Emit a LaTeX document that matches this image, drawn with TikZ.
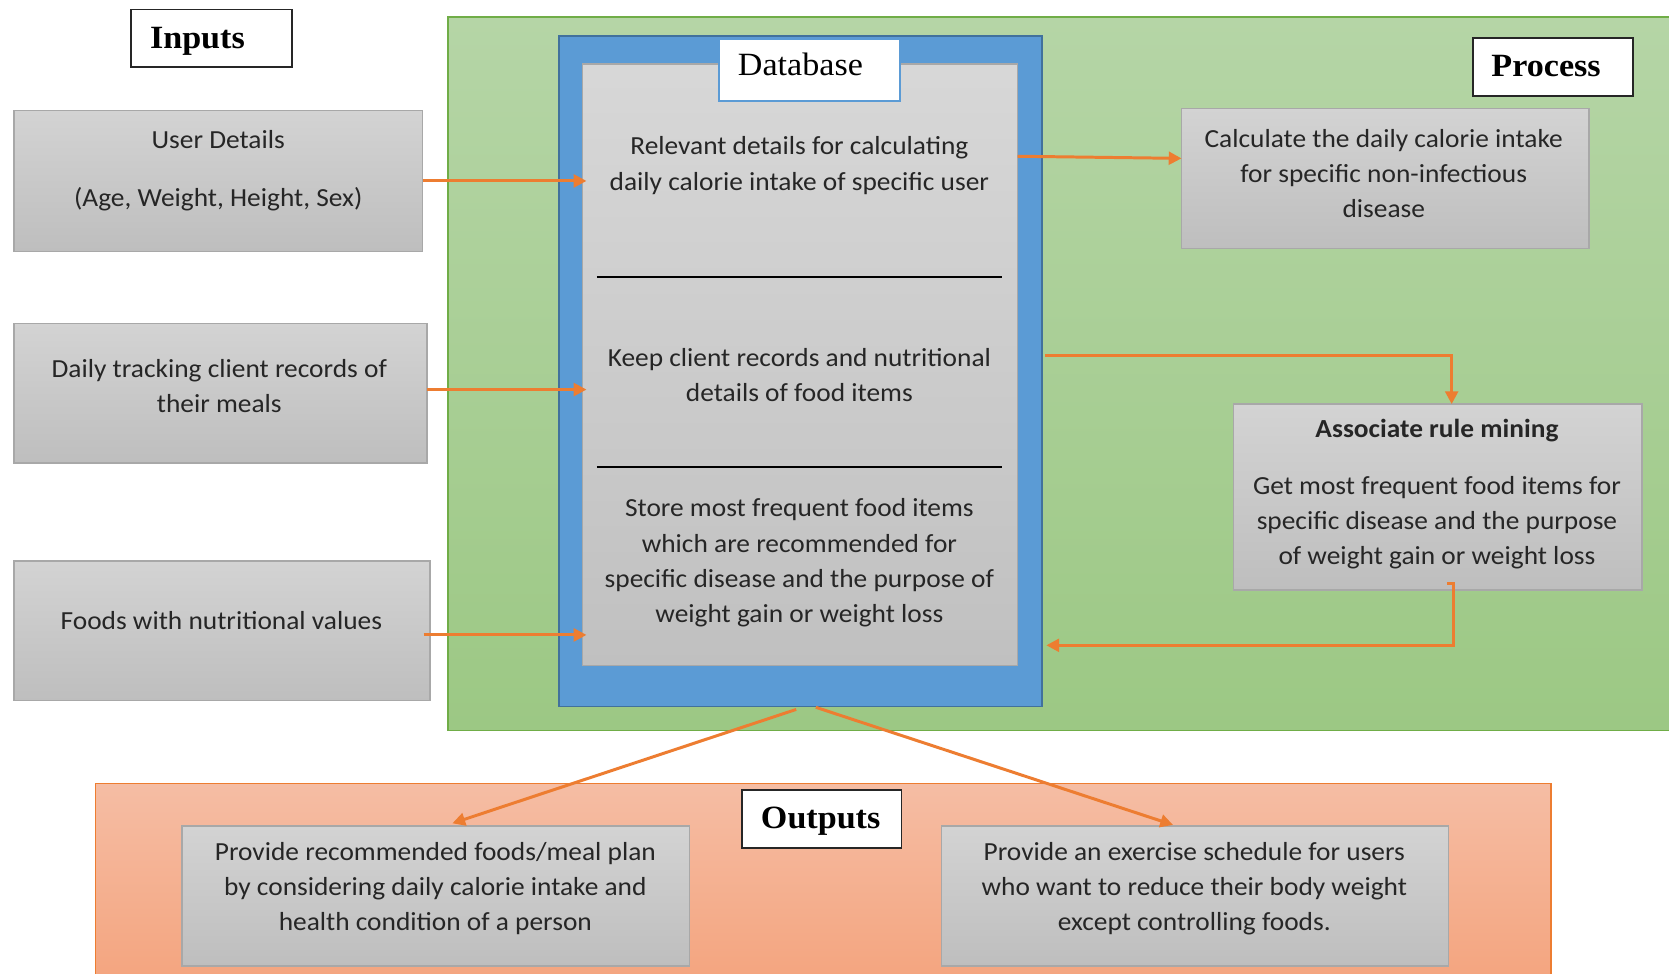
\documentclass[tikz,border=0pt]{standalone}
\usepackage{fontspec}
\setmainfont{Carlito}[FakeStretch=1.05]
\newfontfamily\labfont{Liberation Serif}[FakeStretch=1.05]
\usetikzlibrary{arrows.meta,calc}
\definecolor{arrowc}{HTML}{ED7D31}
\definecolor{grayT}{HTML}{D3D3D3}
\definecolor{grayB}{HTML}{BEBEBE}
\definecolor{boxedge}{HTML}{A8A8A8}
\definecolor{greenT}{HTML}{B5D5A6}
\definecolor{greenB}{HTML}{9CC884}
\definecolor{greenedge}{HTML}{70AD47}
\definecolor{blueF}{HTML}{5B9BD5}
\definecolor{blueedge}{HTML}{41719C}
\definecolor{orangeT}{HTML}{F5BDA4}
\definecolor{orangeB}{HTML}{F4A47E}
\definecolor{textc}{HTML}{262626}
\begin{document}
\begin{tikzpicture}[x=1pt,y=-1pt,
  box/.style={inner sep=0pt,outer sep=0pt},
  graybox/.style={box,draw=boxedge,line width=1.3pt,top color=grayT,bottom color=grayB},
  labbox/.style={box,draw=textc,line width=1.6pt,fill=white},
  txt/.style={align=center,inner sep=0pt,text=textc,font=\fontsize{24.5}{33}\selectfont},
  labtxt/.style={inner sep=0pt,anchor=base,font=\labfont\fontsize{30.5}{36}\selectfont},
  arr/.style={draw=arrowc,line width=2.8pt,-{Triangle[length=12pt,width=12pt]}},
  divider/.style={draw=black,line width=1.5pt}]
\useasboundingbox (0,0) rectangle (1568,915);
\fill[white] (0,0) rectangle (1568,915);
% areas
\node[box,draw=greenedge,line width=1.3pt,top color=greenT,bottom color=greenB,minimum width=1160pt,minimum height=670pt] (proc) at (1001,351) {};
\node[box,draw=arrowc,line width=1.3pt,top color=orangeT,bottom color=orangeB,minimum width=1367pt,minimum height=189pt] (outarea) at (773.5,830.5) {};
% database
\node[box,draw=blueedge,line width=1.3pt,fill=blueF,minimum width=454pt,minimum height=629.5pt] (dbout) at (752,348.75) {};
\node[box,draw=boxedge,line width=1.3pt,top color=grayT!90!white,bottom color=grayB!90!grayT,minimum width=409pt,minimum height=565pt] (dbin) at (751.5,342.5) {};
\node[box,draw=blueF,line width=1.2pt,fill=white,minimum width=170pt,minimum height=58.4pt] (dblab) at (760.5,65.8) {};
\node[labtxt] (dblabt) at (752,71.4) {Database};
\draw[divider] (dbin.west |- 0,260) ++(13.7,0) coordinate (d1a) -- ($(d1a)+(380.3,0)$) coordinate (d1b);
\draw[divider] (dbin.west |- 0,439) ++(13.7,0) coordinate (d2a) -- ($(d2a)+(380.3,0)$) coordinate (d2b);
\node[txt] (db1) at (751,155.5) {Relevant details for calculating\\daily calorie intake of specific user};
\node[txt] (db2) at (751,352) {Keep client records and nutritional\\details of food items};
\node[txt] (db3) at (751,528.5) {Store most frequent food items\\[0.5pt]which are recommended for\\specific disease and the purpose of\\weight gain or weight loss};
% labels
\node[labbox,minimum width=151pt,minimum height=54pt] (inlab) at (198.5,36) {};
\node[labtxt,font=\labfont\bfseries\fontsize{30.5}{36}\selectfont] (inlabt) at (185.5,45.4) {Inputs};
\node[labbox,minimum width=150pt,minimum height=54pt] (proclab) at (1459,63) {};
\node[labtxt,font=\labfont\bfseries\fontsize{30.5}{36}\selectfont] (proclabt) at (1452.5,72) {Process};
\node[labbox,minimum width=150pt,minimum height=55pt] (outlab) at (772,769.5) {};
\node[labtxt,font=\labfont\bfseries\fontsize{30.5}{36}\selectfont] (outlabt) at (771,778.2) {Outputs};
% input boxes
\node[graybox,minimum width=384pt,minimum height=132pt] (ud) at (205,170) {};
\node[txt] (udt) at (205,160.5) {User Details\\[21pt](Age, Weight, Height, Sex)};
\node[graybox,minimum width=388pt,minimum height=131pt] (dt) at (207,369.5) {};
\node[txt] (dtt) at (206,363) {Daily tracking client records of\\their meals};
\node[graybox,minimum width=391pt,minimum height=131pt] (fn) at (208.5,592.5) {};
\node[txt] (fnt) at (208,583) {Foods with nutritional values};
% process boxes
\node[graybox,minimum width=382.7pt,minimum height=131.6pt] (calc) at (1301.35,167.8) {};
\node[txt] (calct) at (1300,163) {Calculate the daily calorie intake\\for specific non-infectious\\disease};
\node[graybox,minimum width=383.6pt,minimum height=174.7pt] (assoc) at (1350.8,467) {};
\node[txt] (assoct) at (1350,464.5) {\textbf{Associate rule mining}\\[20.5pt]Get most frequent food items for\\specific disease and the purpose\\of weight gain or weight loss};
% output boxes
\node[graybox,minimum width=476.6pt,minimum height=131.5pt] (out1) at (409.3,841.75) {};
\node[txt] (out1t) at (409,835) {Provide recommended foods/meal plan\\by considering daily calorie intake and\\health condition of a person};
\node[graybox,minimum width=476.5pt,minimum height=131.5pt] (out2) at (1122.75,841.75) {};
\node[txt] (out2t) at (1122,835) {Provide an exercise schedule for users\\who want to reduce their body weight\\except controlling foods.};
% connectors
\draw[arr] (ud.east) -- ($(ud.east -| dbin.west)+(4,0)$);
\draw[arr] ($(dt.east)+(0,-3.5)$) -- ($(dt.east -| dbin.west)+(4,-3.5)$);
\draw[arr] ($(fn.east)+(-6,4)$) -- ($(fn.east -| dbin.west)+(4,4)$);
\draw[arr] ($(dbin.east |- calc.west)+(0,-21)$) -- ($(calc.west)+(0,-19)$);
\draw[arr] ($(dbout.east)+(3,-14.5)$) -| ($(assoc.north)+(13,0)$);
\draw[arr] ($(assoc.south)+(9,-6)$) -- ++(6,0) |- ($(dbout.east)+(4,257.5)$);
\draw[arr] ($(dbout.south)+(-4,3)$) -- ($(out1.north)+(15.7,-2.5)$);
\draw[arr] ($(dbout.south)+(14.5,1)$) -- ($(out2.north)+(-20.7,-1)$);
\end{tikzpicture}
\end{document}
========================
• AIM OF THE EXERCISE
Without the pictures, repeat the listing above exactly.

• ANSWER BELOW
Emit a LaTeX document that matches this image, drawn with TikZ.
\documentclass[tikz,border=0pt]{standalone}
\usepackage{fontspec}
\setmainfont{Carlito}[FakeStretch=1.05]
\newfontfamily\labfont{Liberation Serif}[FakeStretch=1.05]
\usetikzlibrary{arrows.meta,calc}
\definecolor{arrowc}{HTML}{ED7D31}
\definecolor{grayT}{HTML}{D3D3D3}
\definecolor{grayB}{HTML}{BEBEBE}
\definecolor{boxedge}{HTML}{A8A8A8}
\definecolor{greenT}{HTML}{B5D5A6}
\definecolor{greenB}{HTML}{9CC884}
\definecolor{greenedge}{HTML}{70AD47}
\definecolor{blueF}{HTML}{5B9BD5}
\definecolor{blueedge}{HTML}{41719C}
\definecolor{orangeT}{HTML}{F5BDA4}
\definecolor{orangeB}{HTML}{F4A47E}
\definecolor{textc}{HTML}{262626}
\begin{document}
\begin{tikzpicture}[x=1pt,y=-1pt,
  box/.style={inner sep=0pt,outer sep=0pt},
  graybox/.style={box,draw=boxedge,line width=1.3pt,top color=grayT,bottom color=grayB},
  labbox/.style={box,draw=textc,line width=1.6pt,fill=white},
  txt/.style={align=center,inner sep=0pt,text=textc,font=\fontsize{24.5}{33}\selectfont},
  labtxt/.style={inner sep=0pt,anchor=base,font=\labfont\fontsize{30.5}{36}\selectfont},
  arr/.style={draw=arrowc,line width=2.8pt,-{Triangle[length=12pt,width=12pt]}},
  divider/.style={draw=black,line width=1.5pt}]
\useasboundingbox (0,0) rectangle (1568,915);
\fill[white] (0,0) rectangle (1568,915);
% areas
\node[box,draw=greenedge,line width=1.3pt,top color=greenT,bottom color=greenB,minimum width=1160pt,minimum height=670pt] (proc) at (1001,351) {};
\node[box,draw=arrowc,line width=1.3pt,top color=orangeT,bottom color=orangeB,minimum width=1367pt,minimum height=189pt] (outarea) at (773.5,830.5) {};
% database
\node[box,draw=blueedge,line width=1.3pt,fill=blueF,minimum width=454pt,minimum height=629.5pt] (dbout) at (752,348.75) {};
\node[box,draw=boxedge,line width=1.3pt,top color=grayT!90!white,bottom color=grayB!90!grayT,minimum width=409pt,minimum height=565pt] (dbin) at (751.5,342.5) {};
\node[box,draw=blueF,line width=1.2pt,fill=white,minimum width=170pt,minimum height=58.4pt] (dblab) at (760.5,65.8) {};
\node[labtxt] (dblabt) at (752,71.4) {Database};
\draw[divider] (dbin.west |- 0,260) ++(13.7,0) coordinate (d1a) -- ($(d1a)+(380.3,0)$) coordinate (d1b);
\draw[divider] (dbin.west |- 0,439) ++(13.7,0) coordinate (d2a) -- ($(d2a)+(380.3,0)$) coordinate (d2b);
\node[txt] (db1) at (751,155.5) {Relevant details for calculating\\daily calorie intake of specific user};
\node[txt] (db2) at (751,352) {Keep client records and nutritional\\details of food items};
\node[txt] (db3) at (751,528.5) {Store most frequent food items\\[0.5pt]which are recommended for\\specific disease and the purpose of\\weight gain or weight loss};
% labels
\node[labbox,minimum width=151pt,minimum height=54pt] (inlab) at (198.5,36) {};
\node[labtxt,font=\labfont\bfseries\fontsize{30.5}{36}\selectfont] (inlabt) at (185.5,45.4) {Inputs};
\node[labbox,minimum width=150pt,minimum height=54pt] (proclab) at (1459,63) {};
\node[labtxt,font=\labfont\bfseries\fontsize{30.5}{36}\selectfont] (proclabt) at (1452.5,72) {Process};
\node[labbox,minimum width=150pt,minimum height=55pt] (outlab) at (772,769.5) {};
\node[labtxt,font=\labfont\bfseries\fontsize{30.5}{36}\selectfont] (outlabt) at (771,778.2) {Outputs};
% input boxes
\node[graybox,minimum width=384pt,minimum height=132pt] (ud) at (205,170) {};
\node[txt] (udt) at (205,160.5) {User Details\\[21pt](Age, Weight, Height, Sex)};
\node[graybox,minimum width=388pt,minimum height=131pt] (dt) at (207,369.5) {};
\node[txt] (dtt) at (206,363) {Daily tracking client records of\\their meals};
\node[graybox,minimum width=391pt,minimum height=131pt] (fn) at (208.5,592.5) {};
\node[txt] (fnt) at (208,583) {Foods with nutritional values};
% process boxes
\node[graybox,minimum width=382.7pt,minimum height=131.6pt] (calc) at (1301.35,167.8) {};
\node[txt] (calct) at (1300,163) {Calculate the daily calorie intake\\for specific non-infectious\\disease};
\node[graybox,minimum width=383.6pt,minimum height=174.7pt] (assoc) at (1350.8,467) {};
\node[txt] (assoct) at (1350,464.5) {\textbf{Associate rule mining}\\[20.5pt]Get most frequent food items for\\specific disease and the purpose\\of weight gain or weight loss};
% output boxes
\node[graybox,minimum width=476.6pt,minimum height=131.5pt] (out1) at (409.3,841.75) {};
\node[txt] (out1t) at (409,835) {Provide recommended foods/meal plan\\by considering daily calorie intake and\\health condition of a person};
\node[graybox,minimum width=476.5pt,minimum height=131.5pt] (out2) at (1122.75,841.75) {};
\node[txt] (out2t) at (1122,835) {Provide an exercise schedule for users\\who want to reduce their body weight\\except controlling foods.};
% connectors
\draw[arr] (ud.east) -- ($(ud.east -| dbin.west)+(4,0)$);
\draw[arr] ($(dt.east)+(0,-3.5)$) -- ($(dt.east -| dbin.west)+(4,-3.5)$);
\draw[arr] ($(fn.east)+(-6,4)$) -- ($(fn.east -| dbin.west)+(4,4)$);
\draw[arr] ($(dbin.east |- calc.west)+(0,-21)$) -- ($(calc.west)+(0,-19)$);
\draw[arr] ($(dbout.east)+(3,-14.5)$) -| ($(assoc.north)+(13,0)$);
\draw[arr] ($(assoc.south)+(9,-6)$) -- ++(6,0) |- ($(dbout.east)+(4,257.5)$);
\draw[arr] ($(dbout.south)+(-4,3)$) -- ($(out1.north)+(15.7,-2.5)$);
\draw[arr] ($(dbout.south)+(14.5,1)$) -- ($(out2.north)+(-20.7,-1)$);
\end{tikzpicture}
\end{document}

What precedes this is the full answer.